Alternatively, a reduction in the brokerage fee by one-quarter to one percent might be offered to induce the owner to assist in the marketing process by paying for the reports now. The reduced fee would reflect the greater likelihood of a successful closing of a sale, devoid of complications before or after closing.

Thus, the fee ultimately agreed to reflects:

  • the reduced time and effort necessary to service the listing;
  • the reduced risk of loss of the time, effort and money invested in the listing by the broker and the listing agent; and
  • a more effective marketing plan, which, on average, will produce more transactions annually for the broker.

Making a sales transaction more transparent for buyers always rewards the brokers and agents for their professionalism in this and future transactions.

Requesting authority

When preparing the cost sheet authorizing the agent to incur the cost of preparatory reports, cost estimates will be entered on items which will ultimately be required to close a sale. If an owner should refuse to incur the cost of third-party reports on the sale of his property, then a prudent buyer will incur them (on the advice of his agent). In turn, the buyer will inevitably use the reports against the owner as a “punch list” for demanding repairs and replacements to be completed before he will close escrow.

Thus, for an owner selling property, it is best to get the reports sooner rather than later. The same holds true for implementing the listing agent’s marketing plan for the property.

It is worth noting that none of the listed items on the cost sheet are part of the broker’s overhead for maintaining a brokerage office. All the costs listed, if incurred, are related solely to the condition of the property listed, marketed and sold. They are incurred to establish the condition of the owner’s property, not to pay for the services of the broker and the listing agent. Thus, the costs should be paid by the owner and not borne by the broker or the listing agent.

Further, since the reports are of assistance to the listing agent in the marketing of the property, the costs should be incurred by the owner at the time of the listing. Thus, the reports would be received before the listing agent puts the property on the market. It is always helpful to know the nature and condition of the property you are marketing since the knowledge reduces omissions and misstatements. [Jue, supra]

Occasionally, a reticent broker or agent will entertain the thought that some brokers do not ask owners for the authority to order reports before a property is sold. And since the competition does not ask, why should they ask, lest they lose listings to other brokers by asking owners to spend money on property reports.

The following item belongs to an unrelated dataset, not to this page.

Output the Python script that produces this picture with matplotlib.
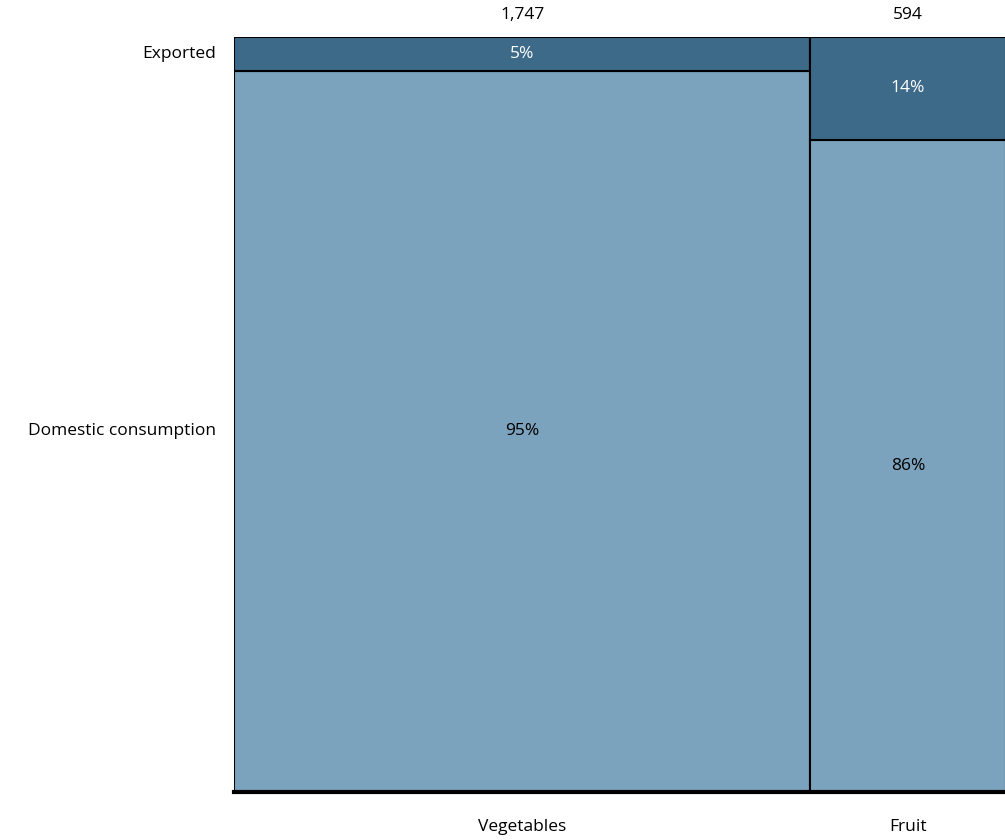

Editor’s note — These reticent brokers and listing agents may then feel as if they must advance the costs of these reports in the hope the property will sell and they will receive a fee to cover their advances.

Business cycles in real estate sales may also influence a broker’s desire to request authorization to obtain property reports for a listing package. During periods of rising prices, disclosures seem less likely to occur as sellers become greedy and demanding while buyers are anxious and permissive. Both sellers and buyers drop their guard in a deliberate effort to meet their objectives. Brokers and their agents are too often accommodating of the lax environment. The failures only lay dormant until the next recession when the inevitable drop in property values bring some of the failures to litigation.

Conversely, during periods of decreased sales volume with buyers more selective and buyer’s agents increasingly more protective of their clients, the owner will have to step forward to fund the cost of reports in order to “sell” the property. The listing agent provided with property reports has a better listing package, and thus a better disclosed and more certain set of property conditions, than competing, under-disclosed properties.

When to pay

When filling out the cost sheet, an owner has choices as to when and how he will pay for the cost of the reports.

The owner may agree to pay the charges directly to the third-party vendors when billed, in which case the agent coordinates the arrangements for payment with the vendors. While the owner’s check is payable to the vendor, not the broker, if it is handed to the listing agent for delivery to the vendor, the check constitutes trust funds which require an entry in the trust fund ledger maintained by the listing agent’s broker. [See Form 107 §3.1]

On the other hand, the owner may deposit the estimated cost of the reports with the broker by making the check payable to the broker, called advance costs. The broker would then pay the charges from the deposit when billed by the reporting service. [See Form 107 §3.2]

Advance costs as trust funds

Funds advanced by a client directly to a broker belong to the client.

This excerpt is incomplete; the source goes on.